Surface Synthesis of Zinc Sulfide Nanoparticles on Silica Microspheres: Sonochemical Preparation, Characterization, and Optical Properties

Ultrasonic irradiation of a slurry of amorphous silica microspheres, zinc acetate, and thioacetamide in an aqueous medium for 3 h under ambient air yields zinc sulfide coated on silica. The powder X-ray diffraction of the initial zinc sulfide−silica (ZSS) powder yields diffraction peaks corresponding to the ZnS phase. The TEM image of ZSS shows that the porous ZnS nanoparticles (diameter 1−5 nm) coated the silica (SiO2) surface as thin layers or nanoclusters, depending on the reactant concentration. Infrared spectroscopy illustrates the structural changes that occurred in the siloxane network and surface silanol groups of SiO2 upon the ultrasonic deposition of ZnS. The optical absorption of porous ZnS shows a broad band at around 610 nm, ascribed to unusual surface state transition. The absorption energy of the surface state transition is lower than the band gap of the ZnS particles and probably stems from the dangling surface bonds or defects.

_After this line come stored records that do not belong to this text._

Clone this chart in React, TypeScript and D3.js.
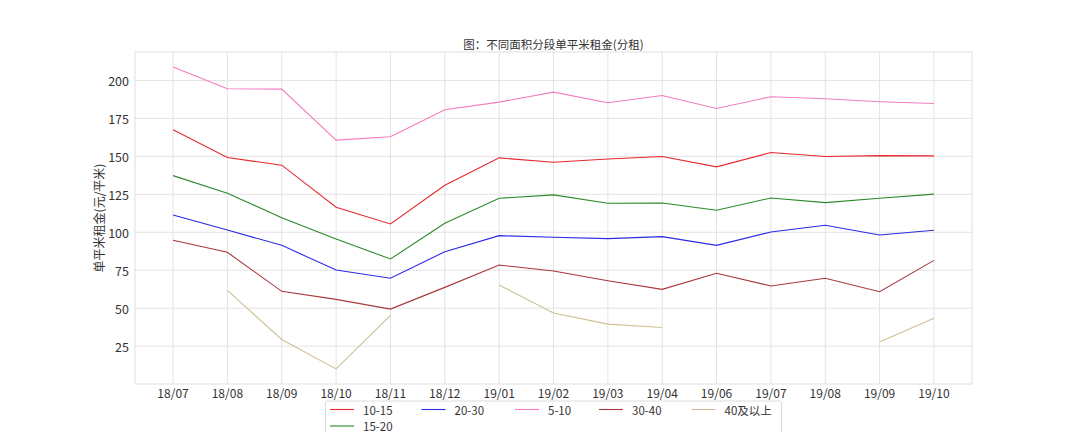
import React, { useEffect, useRef } from 'react';
import * as d3 from 'd3';

const months = ['18/07', '18/08', '18/09', '18/10', '18/11', '18/12', '19/01', '19/02', '19/03', '19/04', '19/06', '19/07', '19/08', '19/09', '19/10'];

const s10_15 = [167.5, 149.2, 144.2, 116.5, 105.5, 131.0, 149.0, 146.1, 148.3, 149.9, 143.1, 152.5, 149.9, 150.5, 150.3];
const s15_20 = [137.3, 125.7, 109.6, 95.6, 82.4, 105.9, 122.4, 124.6, 119.1, 119.3, 114.5, 122.6, 119.5, 122.4, 125.1];
const s20_30 = [111.4, 101.5, 91.4, 75.1, 69.7, 87.2, 97.8, 96.7, 95.8, 97.1, 91.4, 100.2, 104.6, 98.2, 101.3];
const s5_10 = [208.8, 194.5, 194.3, 160.7, 162.9, 180.7, 185.7, 192.3, 185.3, 190.1, 181.5, 189.3, 187.9, 186.0, 184.8];
const s30_40 = [94.7, 86.8, 61.1, 55.8, 49.4, 63.7, 78.4, 74.5, 68.1, 62.4, 73.0, 64.6, 69.7, 60.8, 81.5];
const s40up: (number | null)[] = [null, 61.7, 29.4, 10.0, 45.3, null, 65.2, 46.8, 39.5, 37.3, null, null, null, 27.8, 43.3];

const seriesNames = ['10-15', '15-20', '20-30', '5-10', '30-40', '40及以上'];
const seriesValues: (number | null)[][] = [s10_15, s15_20, s20_30, s5_10, s30_40, s40up];
const seriesColors = ['#e8282c', '#2a8a2a', '#2a2ae8', '#f27cbf', '#a8383c', '#cdc094'];

const yTicks = [25, 50, 75, 100, 125, 150, 175, 200];

const title = '图：不同面积分段单平米租金(分租)';
const yLabel = '单平米租金(元/平米)';

const W = 1080;
const H = 432;
const FONT = '"Noto Sans CJK SC", "Noto Sans", sans-serif';

const App: React.FC = () => {
  const svgRef = useRef<SVGSVGElement>(null);

  useEffect(() => {
    if (!svgRef.current) return;
    document.body.style.margin = '0';
    const svg = d3.select(svgRef.current);
    svg.selectAll('*').remove();

    const left = 135, right = 972, top = 52, bottom = 384;
    const n = months.length;

    const all = seriesValues.flat().filter((v): v is number => v != null);
    const lo = d3.min(all)!, hi = d3.max(all)!;
    const pad = (hi - lo) * 0.05;

    const x = d3.scaleLinear().domain([-0.05 * (n - 1), (n - 1) * 1.05]).range([left, right]);
    const y = d3.scaleLinear().domain([lo - pad, hi + pad]).range([bottom, top]);

    svg.append('rect').attr('width', W).attr('height', H).attr('fill', '#fff');

    // grid
    const grid = svg.append('g');
    yTicks.forEach(t => {
      grid.append('line')
        .attr('x1', left).attr('x2', right)
        .attr('y1', y(t)).attr('y2', y(t))
        .attr('stroke', '#e3e3e3').attr('stroke-width', 1);
    });
    months.forEach((_, i) => {
      grid.append('line')
        .attr('x1', x(i)).attr('x2', x(i))
        .attr('y1', top).attr('y2', bottom)
        .attr('stroke', '#e3e3e3').attr('stroke-width', 1);
    });
    svg.append('rect')
      .attr('x', left).attr('y', top)
      .attr('width', right - left).attr('height', bottom - top)
      .attr('fill', 'none').attr('stroke', '#e0e0e0');

    // tick labels
    yTicks.forEach(t => {
      svg.append('text')
        .attr('x', left - 6).attr('y', y(t))
        .attr('text-anchor', 'end').attr('dominant-baseline', 'central')
        .style('font-family', FONT).style('font-size', '12.5px').style('fill', '#333')
        .text(t);
    });
    months.forEach((m, i) => {
      svg.append('text')
        .attr('x', x(i)).attr('y', bottom + 8.5)
        .attr('text-anchor', 'middle').attr('dominant-baseline', 'central')
        .style('font-family', FONT).style('font-size', '12px').style('fill', '#333')
        .text(m);
    });

    // lines
    const line = d3.line<number | null>()
      .defined(d => d != null)
      .x((_, i) => x(i))
      .y(d => y(d as number));

    seriesValues.forEach((vals, k) => {
      svg.append('path')
        .attr('d', line(vals) || '')
        .attr('fill', 'none')
        .attr('stroke', seriesColors[k])
        .attr('stroke-width', 1.1);
    });

    // title
    svg.append('text')
      .attr('x', (left + right) / 2).attr('y', 44)
      .attr('text-anchor', 'middle').attr('dominant-baseline', 'central')
      .style('font-family', FONT).style('font-size', '11.5px').style('fill', '#333')
      .text(title);

    // y label
    svg.append('text')
      .attr('transform', `translate(98, ${(top + bottom) / 2}) rotate(-90)`)
      .attr('text-anchor', 'middle').attr('dominant-baseline', 'central')
      .style('font-family', FONT).style('font-size', '12px').style('fill', '#333')
      .text(yLabel);

    // legend (column-first, 5 columns)
    const lg = svg.append('g').attr('transform', 'translate(325.5, 401)');
    lg.append('rect')
      .attr('width', 456).attr('height', 48).attr('rx', 2)
      .attr('fill', '#fff').attr('stroke', '#dcdcdc');
    const colX = [4.5, 96, 189.5, 273.5, 366];
    const rowY = [8.5, 25];
    const slots = [[0, 0], [0, 1], [1, 0], [2, 0], [3, 0], [4, 0]];
    seriesNames.forEach((name, k) => {
      const [c, r] = slots[k];
      const item = lg.append('g').attr('transform', `translate(${colX[c]}, ${rowY[r]})`);
      item.append('line')
        .attr('x1', 0).attr('x2', 24).attr('y1', 0).attr('y2', 0)
        .attr('stroke', seriesColors[k]).attr('stroke-width', 1.1);
      item.append('text')
        .attr('x', 33).attr('y', 0)
        .attr('dominant-baseline', 'central')
        .style('font-family', FONT).style('font-size', '11.5px').style('fill', '#333')
        .text(name);
    });
  }, []);

  return <svg ref={svgRef} width={W} height={H} style={{ display: 'block' }} />;
};

export default App;
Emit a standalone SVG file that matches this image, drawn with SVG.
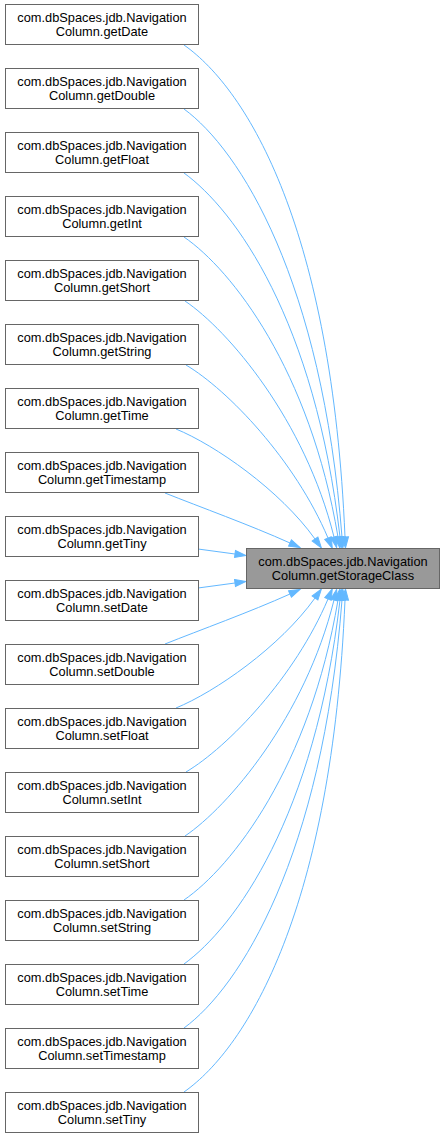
<svg xmlns="http://www.w3.org/2000/svg" width="445" height="1139" viewBox="0 0 445 1139">
<style>
.n rect{fill:#ffffff;stroke:#666666;stroke-width:1}
.c rect{fill:#999999;stroke:#666666;stroke-width:1}
text{font-family:"Liberation Sans",Arial,sans-serif;font-size:12.8px;fill:#000000;text-anchor:middle}
.e path{fill:none;stroke:#63b8ff;stroke-width:1;marker-end:url(#ah)}
</style>
<defs>
<marker id="ah" markerWidth="12" markerHeight="9" refX="0" refY="4.5" orient="auto" markerUnits="userSpaceOnUse" overflow="visible">
<path d="M0,1 L11,4.5 L0,8 Z" fill="#63b8ff" stroke="#63b8ff" stroke-width="1"/>
</marker>
</defs>
<rect x="0" y="0" width="445" height="1139" fill="#ffffff"/>
<g id="edges" class="e">
<path d="M184,45 C248,90 332,230 345,537"/>
<path d="M184,109 C240,150 322,280 342,537"/>
<path d="M184,173 C235,210 315,320 340,537"/>
<path d="M184,237 C232,270 310,370 338,537"/>
<path d="M185,301 C228,330 305,420 334,537"/>
<path d="M186,365 C228,390 295,460 328,538"/>
<path d="M176,429 C215,445 280,490 315,539"/>
<path d="M165,493 C200,507 250,525 290,543"/>
<path d="M198,549 L235,554"/>
<path d="M198,588 L235,583"/>
<path d="M165,644 C200,630 250,612 290,594"/>
<path d="M176,708 C215,692 280,647 315,598"/>
<path d="M186,772 C228,747 295,677 328,599"/>
<path d="M185,836 C228,807 305,717 334,600"/>
<path d="M184,900 C232,867 310,767 338,600"/>
<path d="M184,964 C235,927 315,817 340,600"/>
<path d="M184,1028 C240,987 322,857 342,600"/>
<path d="M184,1092 C248,1047 332,907 345,600"/>
</g>
<g id="target" class="c"><rect x="246.5" y="548.5" width="193" height="40"/><text x="343" y="566">com.dbSpaces.jdb.Navigation</text><text x="343" y="580">Column.getStorageClass</text></g>
<g id="n0" class="n"><rect x="5.5" y="4.5" width="193" height="40"/><text x="102" y="22">com.dbSpaces.jdb.Navigation</text><text x="102" y="36">Column.getDate</text></g>
<g id="n1" class="n"><rect x="5.5" y="68.5" width="193" height="40"/><text x="102" y="86">com.dbSpaces.jdb.Navigation</text><text x="102" y="100">Column.getDouble</text></g>
<g id="n2" class="n"><rect x="5.5" y="132.5" width="193" height="40"/><text x="102" y="150">com.dbSpaces.jdb.Navigation</text><text x="102" y="164">Column.getFloat</text></g>
<g id="n3" class="n"><rect x="5.5" y="196.5" width="193" height="40"/><text x="102" y="214">com.dbSpaces.jdb.Navigation</text><text x="102" y="228">Column.getInt</text></g>
<g id="n4" class="n"><rect x="5.5" y="260.5" width="193" height="40"/><text x="102" y="278">com.dbSpaces.jdb.Navigation</text><text x="102" y="292">Column.getShort</text></g>
<g id="n5" class="n"><rect x="5.5" y="324.5" width="193" height="40"/><text x="102" y="342">com.dbSpaces.jdb.Navigation</text><text x="102" y="356">Column.getString</text></g>
<g id="n6" class="n"><rect x="5.5" y="388.5" width="193" height="40"/><text x="102" y="406">com.dbSpaces.jdb.Navigation</text><text x="102" y="420">Column.getTime</text></g>
<g id="n7" class="n"><rect x="5.5" y="452.5" width="193" height="40"/><text x="102" y="470">com.dbSpaces.jdb.Navigation</text><text x="102" y="484">Column.getTimestamp</text></g>
<g id="n8" class="n"><rect x="5.5" y="516.5" width="193" height="40"/><text x="102" y="534">com.dbSpaces.jdb.Navigation</text><text x="102" y="548">Column.getTiny</text></g>
<g id="n9" class="n"><rect x="5.5" y="580.5" width="193" height="40"/><text x="102" y="598">com.dbSpaces.jdb.Navigation</text><text x="102" y="612">Column.setDate</text></g>
<g id="n10" class="n"><rect x="5.5" y="644.5" width="193" height="40"/><text x="102" y="662">com.dbSpaces.jdb.Navigation</text><text x="102" y="676">Column.setDouble</text></g>
<g id="n11" class="n"><rect x="5.5" y="708.5" width="193" height="40"/><text x="102" y="726">com.dbSpaces.jdb.Navigation</text><text x="102" y="740">Column.setFloat</text></g>
<g id="n12" class="n"><rect x="5.5" y="772.5" width="193" height="40"/><text x="102" y="790">com.dbSpaces.jdb.Navigation</text><text x="102" y="804">Column.setInt</text></g>
<g id="n13" class="n"><rect x="5.5" y="836.5" width="193" height="40"/><text x="102" y="854">com.dbSpaces.jdb.Navigation</text><text x="102" y="868">Column.setShort</text></g>
<g id="n14" class="n"><rect x="5.5" y="900.5" width="193" height="40"/><text x="102" y="918">com.dbSpaces.jdb.Navigation</text><text x="102" y="932">Column.setString</text></g>
<g id="n15" class="n"><rect x="5.5" y="964.5" width="193" height="40"/><text x="102" y="982">com.dbSpaces.jdb.Navigation</text><text x="102" y="996">Column.setTime</text></g>
<g id="n16" class="n"><rect x="5.5" y="1028.5" width="193" height="40"/><text x="102" y="1046">com.dbSpaces.jdb.Navigation</text><text x="102" y="1060">Column.setTimestamp</text></g>
<g id="n17" class="n"><rect x="5.5" y="1092.5" width="193" height="40"/><text x="102" y="1110">com.dbSpaces.jdb.Navigation</text><text x="102" y="1124">Column.setTiny</text></g>
</svg>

On the other hand, the ZSS does not show the surface state transition of ZnS, probably due to the strong surface interaction with SiO2. The classical valence-conduction transition band has been observed in the optical reflectance mode, and it shows an absorption edge at around (290−310 nm), which is markedly blue-shifted compared to that of bulk ZnS (345 nm). The photoluminescence spectrum of the porous ZnS and ZSS shows a band with a maximum centered around 420 nm, which is similar to that of quantum ZnS particles. We propose that the coating process takes place via ultrasonic-cavitation-induced initial grafting of zinc acetate onto the silica surface, followed by the displacement of acetate ion by in situ generated S2- species.